### [Short exercise]
Return a copy of each line that holds the string "diagram".
------------------------------------------------
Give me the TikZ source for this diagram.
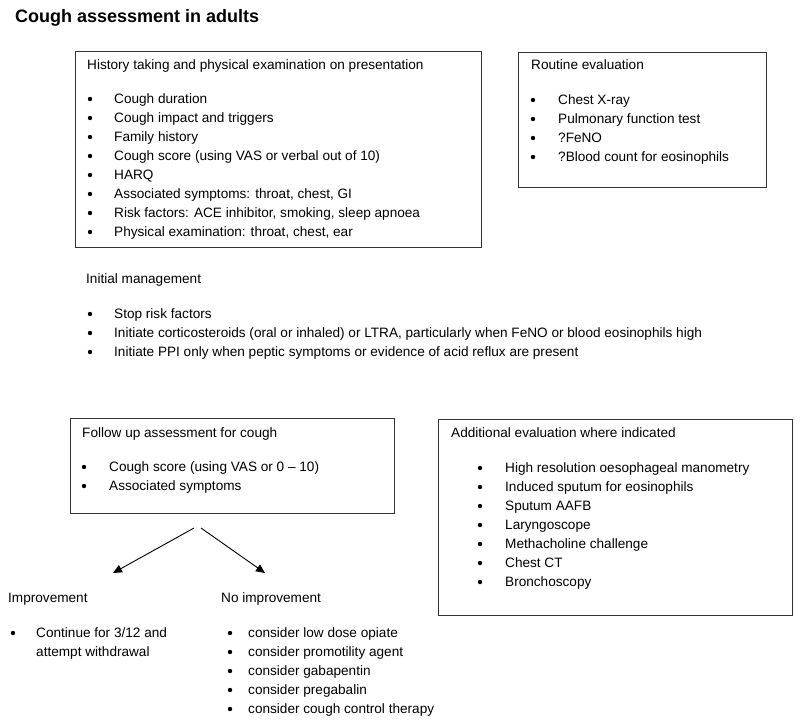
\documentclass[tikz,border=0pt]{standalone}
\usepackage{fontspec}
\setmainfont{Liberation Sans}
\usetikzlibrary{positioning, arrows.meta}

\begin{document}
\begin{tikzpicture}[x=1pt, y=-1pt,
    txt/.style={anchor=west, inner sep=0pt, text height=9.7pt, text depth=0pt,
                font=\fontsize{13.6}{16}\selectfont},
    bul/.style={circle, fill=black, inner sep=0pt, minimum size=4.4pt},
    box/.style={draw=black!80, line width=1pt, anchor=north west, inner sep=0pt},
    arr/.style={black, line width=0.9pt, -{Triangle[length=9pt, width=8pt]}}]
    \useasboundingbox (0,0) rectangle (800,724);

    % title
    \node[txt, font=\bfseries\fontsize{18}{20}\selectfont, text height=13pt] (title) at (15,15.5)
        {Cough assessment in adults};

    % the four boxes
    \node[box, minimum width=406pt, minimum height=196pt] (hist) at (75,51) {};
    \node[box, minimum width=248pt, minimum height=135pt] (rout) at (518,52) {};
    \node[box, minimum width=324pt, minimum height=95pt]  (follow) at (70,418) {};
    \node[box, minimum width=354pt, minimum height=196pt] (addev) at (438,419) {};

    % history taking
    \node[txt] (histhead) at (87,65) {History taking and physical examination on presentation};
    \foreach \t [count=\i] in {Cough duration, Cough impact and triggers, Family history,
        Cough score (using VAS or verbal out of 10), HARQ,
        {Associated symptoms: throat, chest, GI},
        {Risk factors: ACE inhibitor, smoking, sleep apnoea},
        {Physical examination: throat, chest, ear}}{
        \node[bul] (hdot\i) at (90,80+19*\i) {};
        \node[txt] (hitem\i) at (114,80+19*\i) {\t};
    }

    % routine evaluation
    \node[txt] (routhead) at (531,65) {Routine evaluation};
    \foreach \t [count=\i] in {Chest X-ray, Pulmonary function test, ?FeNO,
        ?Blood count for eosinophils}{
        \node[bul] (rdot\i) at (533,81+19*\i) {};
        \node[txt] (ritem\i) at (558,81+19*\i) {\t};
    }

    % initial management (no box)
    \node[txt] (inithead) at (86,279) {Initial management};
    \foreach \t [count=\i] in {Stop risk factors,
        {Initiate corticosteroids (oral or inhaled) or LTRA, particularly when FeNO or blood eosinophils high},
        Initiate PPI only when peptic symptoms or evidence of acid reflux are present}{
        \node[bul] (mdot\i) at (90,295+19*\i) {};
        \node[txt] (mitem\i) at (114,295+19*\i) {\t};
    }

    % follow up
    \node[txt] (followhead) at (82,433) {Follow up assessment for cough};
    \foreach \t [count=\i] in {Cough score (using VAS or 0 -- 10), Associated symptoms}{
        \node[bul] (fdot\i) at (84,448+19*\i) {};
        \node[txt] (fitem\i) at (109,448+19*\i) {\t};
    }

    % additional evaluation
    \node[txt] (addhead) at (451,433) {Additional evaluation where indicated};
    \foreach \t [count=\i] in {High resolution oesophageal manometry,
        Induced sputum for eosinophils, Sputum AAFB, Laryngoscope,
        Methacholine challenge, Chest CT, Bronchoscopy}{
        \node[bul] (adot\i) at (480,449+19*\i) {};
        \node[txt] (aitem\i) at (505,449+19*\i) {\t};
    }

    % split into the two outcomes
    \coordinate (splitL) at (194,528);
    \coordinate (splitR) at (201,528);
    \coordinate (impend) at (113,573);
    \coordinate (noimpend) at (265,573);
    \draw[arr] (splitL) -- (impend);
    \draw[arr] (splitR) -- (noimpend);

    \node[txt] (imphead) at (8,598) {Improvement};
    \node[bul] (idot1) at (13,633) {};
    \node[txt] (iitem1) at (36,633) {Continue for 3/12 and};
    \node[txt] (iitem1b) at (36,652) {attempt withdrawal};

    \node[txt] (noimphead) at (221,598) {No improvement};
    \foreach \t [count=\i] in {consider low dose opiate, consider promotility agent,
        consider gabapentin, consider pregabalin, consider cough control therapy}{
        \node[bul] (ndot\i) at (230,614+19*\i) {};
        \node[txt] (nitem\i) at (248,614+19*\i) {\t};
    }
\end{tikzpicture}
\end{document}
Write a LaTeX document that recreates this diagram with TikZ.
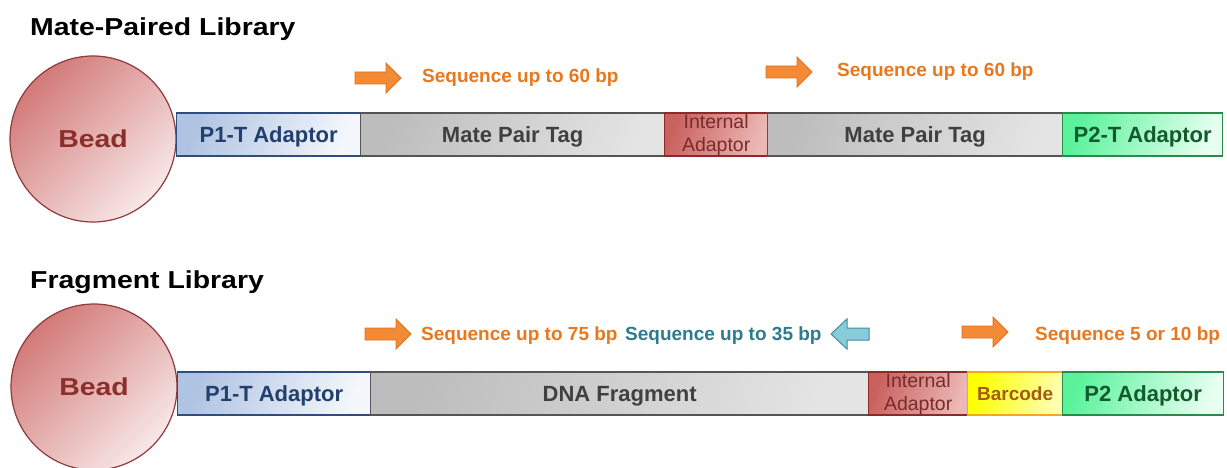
------------------------------------------------
### [Response for this exercise]
Give me the TikZ source for this diagram.
Write a LaTeX document that recreates this diagram with TikZ.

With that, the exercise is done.